Toujours vis-à-vis de ces temps morts, dont on peut penser que le réalisateur a pris conscience, ce sont des thèmes accolés un peu ici et là que l’on retrouve mis ensemble. Un registre Biblique omniprésent, (Surtout dans le dénouement de la Série télévisée) surtout, tente tant bien que mal de camoufler les contours imprécis d’un scénario.
Il est où ce scénario ?!
Il existe bien une fin formelle; son explication est plus interprétative que définitive et en laissera plus d’un sur une faim certaine. Pour trouver au moins 2 hypothèses, la Série télévisée n’aboutira pas à une grande réflexion sur les 3 autres épisodes ni sur d’éventuelles clefs cachés. Elles sont présentes, peu satisfaisantes, mais tellement sous-entendues de l’implicite tout en donnant l’impression de ne pas savoir se décider que l’acmé finale retombe, nettement. D’un côté, l’interprétation Biblique d’un individu casqué au visage inconnu; d’un autre un personnage en déficience mental mutique.
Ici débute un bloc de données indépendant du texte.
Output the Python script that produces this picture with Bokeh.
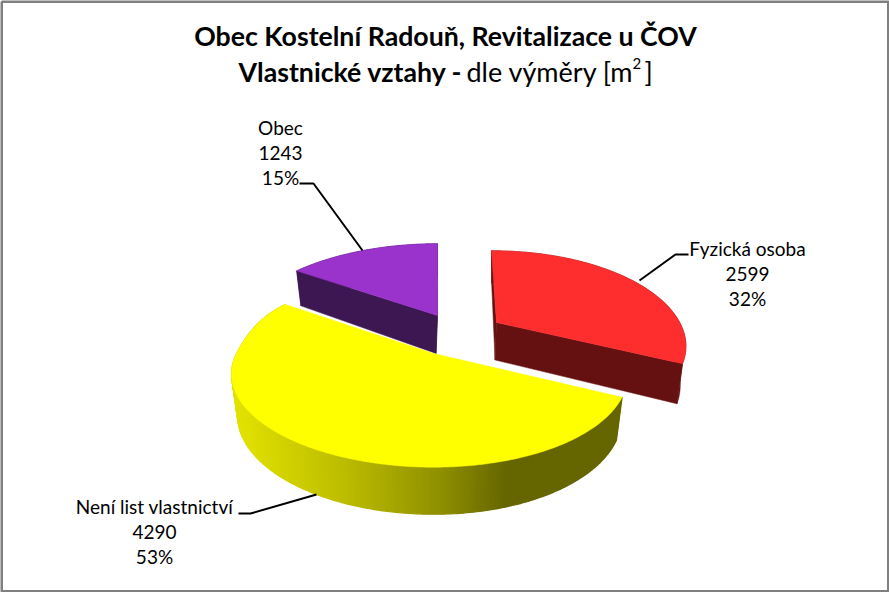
import math
from bokeh.plotting import figure
from bokeh.models import Range1d
from bokeh.embed import file_html
from bokeh.resources import INLINE
from bokeh.core.properties import value

categories = ["Fyzická osoba", "Není list vlastnictví", "Obec"]
amounts = [2599, 4290, 1243]
percents = ["32%", "53%", "15%"]
top_colors = ["#FF2E2E", "#FFFF00", "#9933CC"]
side_colors = ["#661111", "#DDDD00", "#3D1751"]

W, H = 889, 592
p = figure(width=W, height=H, output_backend="svg", toolbar_location=None,
           x_range=Range1d(0, W), y_range=Range1d(H, 0), min_border=0,
           outline_line_color=None,
           background_fill_color="white", border_fill_color="white")
p.axis.visible = False
p.grid.visible = False

# Perspective pie model (layout of each slice)
TILT, PERSP = 88.0, 0.226
SKEW = 0.02
apexes = [(496, 322), (433, 353), (437, 315)]
radii = [187.0, 193.0, 191.0]
leans = [5.0, 0.0, 0.0]
flare = [0.0, 0.3, 0.0]
start_turns = [0.0, math.radians(1.5), 0.0]
end_turns = [0.0, math.radians(4.6), 0.0]
depths = [37.5, 40.0, 38.0]
FONT = "Lato"


def project(i, theta):
    cx, cy = apexes[i]
    u, v = math.sin(theta), math.cos(theta)
    s = 1 / (1 + PERSP * v)
    f = 1 + flare[i] * max(v, 0) ** 2
    return cx + radii[i] * u * f * (1 - SKEW * u) * s - leans[i] * v, cy - TILT * v * s, v


def lower(i, x, y, v):
    cx = apexes[i][0]
    return cx + 0.97 * (x - cx), y + depths[i] / (1 + 0.15 * v)


def shade(x):
    stops = [(235, 226), (345, 187), (440, 143), (505, 102)]
    if x <= stops[0][0]:
        g = stops[0][1]
    elif x >= stops[-1][0]:
        g = stops[-1][1]
    else:
        for (x0, g0), (x1, g1) in zip(stops, stops[1:]):
            if x0 <= x <= x1:
                g = g0 + (g1 - g0) * (x - x0) / (x1 - x0)
                break
    g = round(g)
    return "#%02X%02X00" % (g, g)


total = sum(amounts)
starts, acc = [], 0
for a in amounts:
    starts.append(acc / total * 2 * math.pi)
    acc += a
ends = starts[1:] + [2 * math.pi]

for i in [2, 0, 1]:
    cx, cy = apexes[i]
    n = 240 if i == 1 else 80
    a0, a1 = starts[i] + start_turns[i], ends[i] + end_turns[i]
    th = [a0 + (a1 - a0) * k / n for k in range(n + 1)]
    upper = [project(i, t) for t in th]
    base = [lower(i, *q) for q in upper]
    ax, ay = cx, cy
    bx, by = lower(i, ax - 1.5, ay, 0)
    if i != 1:
        for j in (0, n):
            p.patch([ax, upper[j][0], base[j][0], bx], [ay, upper[j][1], base[j][1], by],
                    fill_color=side_colors[i], line_color=side_colors[i], line_width=0.5)
        p.patch([q[0] for q in upper] + [q[0] for q in base[::-1]],
                [q[1] for q in upper] + [q[1] for q in base[::-1]],
                fill_color=side_colors[i], line_color=side_colors[i], line_width=0.5)
    else:
        for j in range(n):
            xm = (upper[j][0] + upper[j + 1][0]) / 2
            c = shade(xm)
            p.patch([upper[j][0], upper[j + 1][0], base[j + 1][0], base[j][0]],
                    [upper[j][1], upper[j + 1][1], base[j + 1][1], base[j][1]],
                    fill_color=c, line_color=c, line_width=1.2)
    p.patch([ax] + [q[0] for q in upper], [ay] + [q[1] for q in upper],
            fill_color=top_colors[i], line_color=top_colors[i], line_width=0.5)

# Leader lines
p.line([299, 313, 362], [183, 183, 250], line_color="black", line_width=2)
p.line([688, 675, 639], [254, 254, 280], line_color="black", line_width=2)
p.line([238, 250, 316], [513, 513, 494], line_color="black", line_width=2)

# Labels
LABEL_PX = "19px"
anchors = [(747, 248), (154, 506), (280, 127)]
for i, (lx, ly) in enumerate(anchors):
    lines = [categories[i], str(amounts[i]), percents[i]]
    for k, s in enumerate(lines):
        p.text([lx], [ly + 25 * k], text=[s], text_align="center", text_baseline="middle",
               text_font=value(FONT), text_font_size=LABEL_PX, text_color="black")

# Title
def t(x, y, s, size="26.7px", style="normal", align="left"):
    p.text([x], [y], text=[s], text_align=align, text_baseline="alphabetic",
           text_font=value(FONT), text_font_size=size, text_font_style=style, text_color="black")

t(445, 35, "Obec Kostelní Radouň, Revitalizace u ČOV", style="bold", align="center")
t(238, 71, "Vlastnické vztahy -", style="bold")
t(466, 71, "dle výměry  [m", size="27px")
t(632, 63, "2", size="15px")
t(644, 71, "]", size="27px")

# Frame
p.line([1, W - 1, W - 1, 1, 1], [1, 1, H - 1, H - 1, 1], line_color="#808080", line_width=3)

open("out.html", "w").write(file_html(p, INLINE))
Il n’y a probablement pas de pire postériorité que de ne susciter aucune curiosité, aucune interrogation. Faute à l’envie de susciter un mystère absent; erreur non pas de casting mais de rigueur dans ce qui est essentiel ou ce qui ne l’est pas. Etrangement, P’tit Quinquin aurait pu être un film. Au regard de la filmographie de Bruno Dumont, ce fut par ailleurs un 1er essai qui aurait tout à fait l’allure d’un long-métrage (Sur une base de 2 gros épisodes épurés). Impressions mitigées, non seulement par incompréhension d’un engouement général mais aussi par une vision agaçante. Peut-être l’une des plus grandes du cinéma séquencé pour être voué à un long terme : cette sensation de combler les minutes pour montrer.Dévoiler peu de choses finalement, sans user d’une direction de la photographie très intéressante et faisant honneur aux paysages du Nord de la France; à des faciès parfois peu maquillés et voulu pour "l’accent". Cet autre visage de la France du Nord manque ses promesses dans le suspens, beaucoup plus encore dans l’humour, encore davantage dans la poésie.